Harry Holloway, of the Oklahoma Historical Society said;
In retrospect, several points stand out. The first is that Oklahoma does not deserve a reputation as the most corrupt of states, since Louisiana typically stands out as most deserving of that designation. Second, the state has known some spectacular cases of corruption reaching into the Supreme Court, the governorship, the House speakership, and the whole system of county commissioner government. Third, again and again it has been federal officials who attacked corruption and forced reform. Fourth, there have been some notable recent exceptions to the primacy of federal intervention, one being the case of Gov. David Walters and the other being the school bond scam. Fifth is that in both instances of state action, investigative reporting by the Daily Oklahoman deserves credit as a significant counterweight to the limitations of state and local officials.

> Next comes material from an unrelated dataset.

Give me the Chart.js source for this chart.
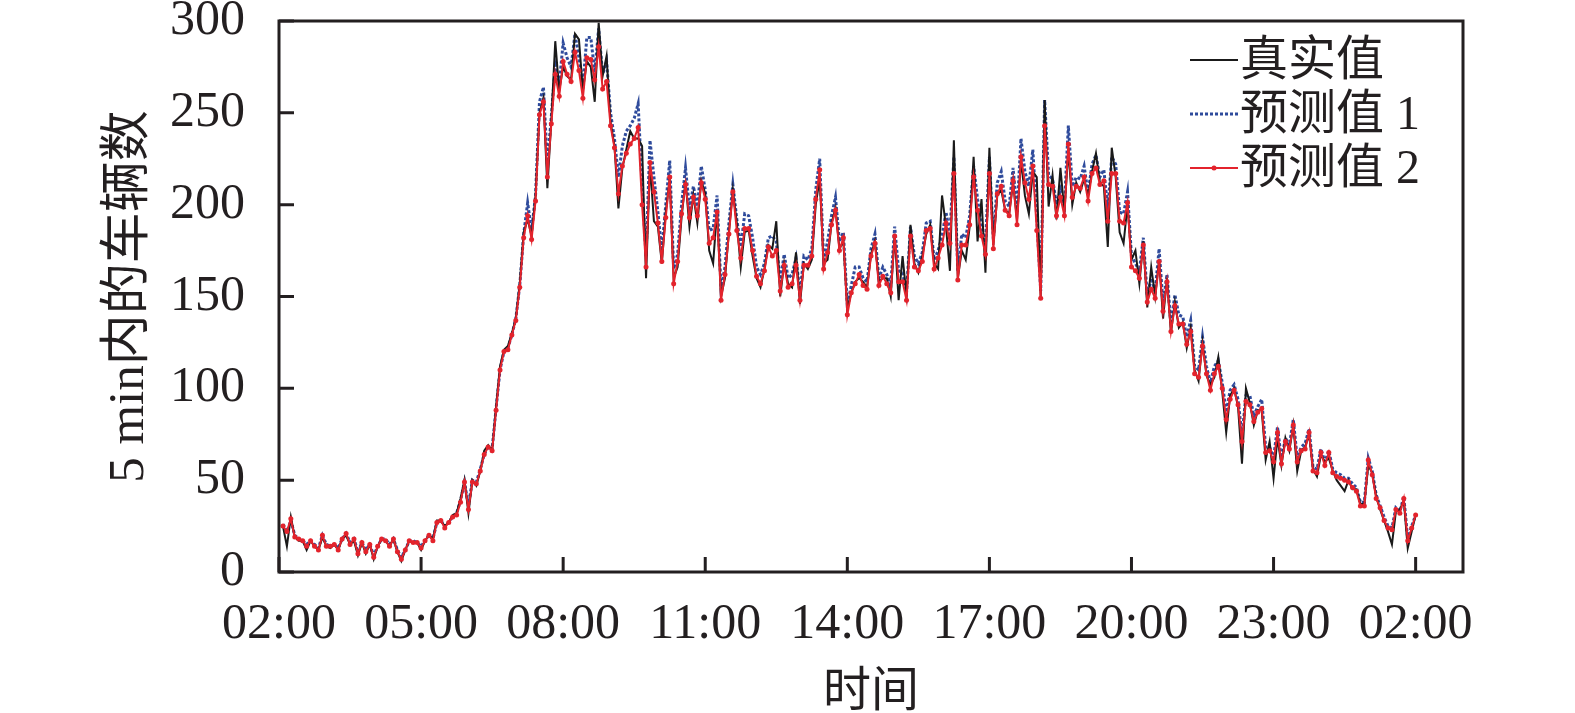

The Tulsa World wanted to say;
Dishonorable mention: For those who are counting, we've already listed dozens, but here's one more for good measure. Some will be remembered for improprieties that caused a big to-do at the time but did not result in more than embarrassment. Oklahoma gained some notoriety during a U.S. House check-writing scandal in the early 1990s when representatives were accused of bouncing checks on the House bank. Republican Rep. Mickey Edwards was named as one of the worst offenders with 386 overdrafts. Edwards received a letter, he said, in 1992 informing him that no wrongdoing was found in his case. But voters booted him out of office in 1992. After leaving office, Edwards taught for many years at Harvard's John F. Kennedy School of Government.